The artist, Kathleen Crocetti, admits that the ratio of 1:22 is very conservative, since the true number of Iraqis who have died is not known. When the exhibit was first conceived and displayed, the ratio was 1:10. For several years the ratio was held at 1:16 until the beginning of 2009.

Crocetti, whose son is serving in the Middle East, is a member of Blue Star Mothers of America. She is a resident of Watsonville.

On this Memorial Day 2009, according to icasualties.org, an independent website that tracks U.S. and Coalition casualties, the number of U.S. soldiers killed in Iraq has touched 4,300 and the number of U.S. troops killed in Afghanistan has reached 687. Owing presumably to the absence of reliable data, the website does not tally Iraqi and Aghani deaths.

A monumental undertaking, over 300 people had been involved in making clay figures and installing them in sand. At De Anza College, students, faculty, and administrators joined in the labor of aligning the figures within a vast rectangular wooden frame, spending up to 500 people-hours completing it. The figures collectively weigh over 4.5 tons (9000 pounds or 4000 kilograms).

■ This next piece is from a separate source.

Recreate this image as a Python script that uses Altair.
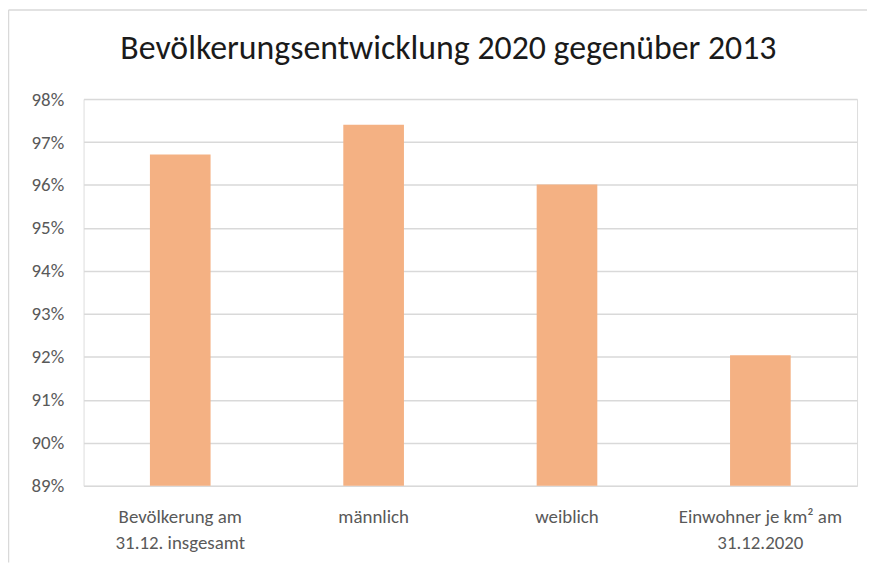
import altair as alt
import pandas as pd

TITLE = "Bevölkerungsentwicklung  2020 gegenüber 2013"
categories = [
    "Bevölkerung am\n31.12. insgesamt",
    "männlich",
    "weiblich",
    "Einwohner je km² am\n31.12.2020",
]
values = [0.9671, 0.9740, 0.9601, 0.9204]
y_ticks = [0.89, 0.90, 0.91, 0.92, 0.93, 0.94, 0.95, 0.96, 0.97, 0.98]
Y_MIN, Y_MAX = 0.89, 0.98

FONT = "Carlito, Liberation Sans, Arial, sans-serif"
BAR_COLOR = "#F4B183"
GRID = "#D9D9D9"
LABEL = "#595959"

W, H = 778, 389
PAD = {"left": 76, "top": 90, "right": 10, "bottom": 77}

df = pd.DataFrame({"cat": categories, "val": values})

bars = alt.Chart(df).mark_bar(size=61, color=BAR_COLOR).encode(
    x=alt.X(
        "cat:N",
        sort=categories,
        title=None,
        axis=alt.Axis(
            labelAngle=0,
            labelExpr="split(datum.label, '\\n')",
            labelLineHeight=26,
            labelFontSize=19,
            labelFont=FONT,
            labelColor=LABEL,
            labelPadding=22,
            ticks=False,
            domain=False,
            grid=False,
            labelLimit=300,
        ),
    ),
    y=alt.Y(
        "val:Q",
        title=None,
        scale=alt.Scale(domain=[Y_MIN, Y_MAX], zero=False, nice=False),
        axis=alt.Axis(
            values=y_ticks,
            format=".0%",
            labelFontSize=19,
            labelFont=FONT,
            labelColor=LABEL,
            labelPadding=20,
            ticks=False,
            domain=False,
            grid=True,
            gridColor=GRID,
            gridWidth=1.5,
        ),
    ),
    y2=alt.datum(Y_MIN),
)

one = alt.Data(values=[{"k": 1}])
top_border = alt.Chart(one).mark_rule(color=GRID, strokeWidth=1.5).encode(
    x=alt.value(-75.5), x2=alt.value(W + PAD["right"]), y=alt.value(-89.5)
)
left_border = alt.Chart(one).mark_rule(color=GRID, strokeWidth=1.5).encode(
    x=alt.value(-75.5), y=alt.value(-89.5), y2=alt.value(H + PAD["bottom"])
)

chart = (
    alt.layer(top_border, left_border, bars)
    .properties(
        width=W,
        height=H,
        padding=PAD,
        autosize=alt.AutoSizeParams(type="none"),
        title=alt.TitleParams(
            TITLE, fontSize=34, font=FONT, color="#1a1a1a", fontWeight="normal",
            anchor="middle", offset=0, dy=57, dx=-22,
        ),
    )
    .configure_view(stroke=None)
    .configure(background="white")
)

chart.save("out.html", embed_options={"renderer": "svg", "actions": False})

“The aim of this work is to honor those who have died as respectfully as possible while making the growing abstract number visible and tangible,” Crocetti explained. “This memorial is also a call to measure the true cost of war. It is time that we, as a nation, recognize not just our losses, but the losses we have caused.”

“War memorials are usually constructed after the cessation of violence. Honoring those who have died on both sides of the battlefield while the battle continues to rage makes this work political. War is war. This installation is not about how and why we got into this situation, rather how and when we will get out of it.”

Sensing that the U.S. as a nation is still in denial about the casualties of current wars, Crocetti reflected, “We need to start the grieving process now because it is painful and uncomfortable, and the the sooner we start acknowledging our culpability and responsibility, the sooner we will stop inflicting grief upon others.”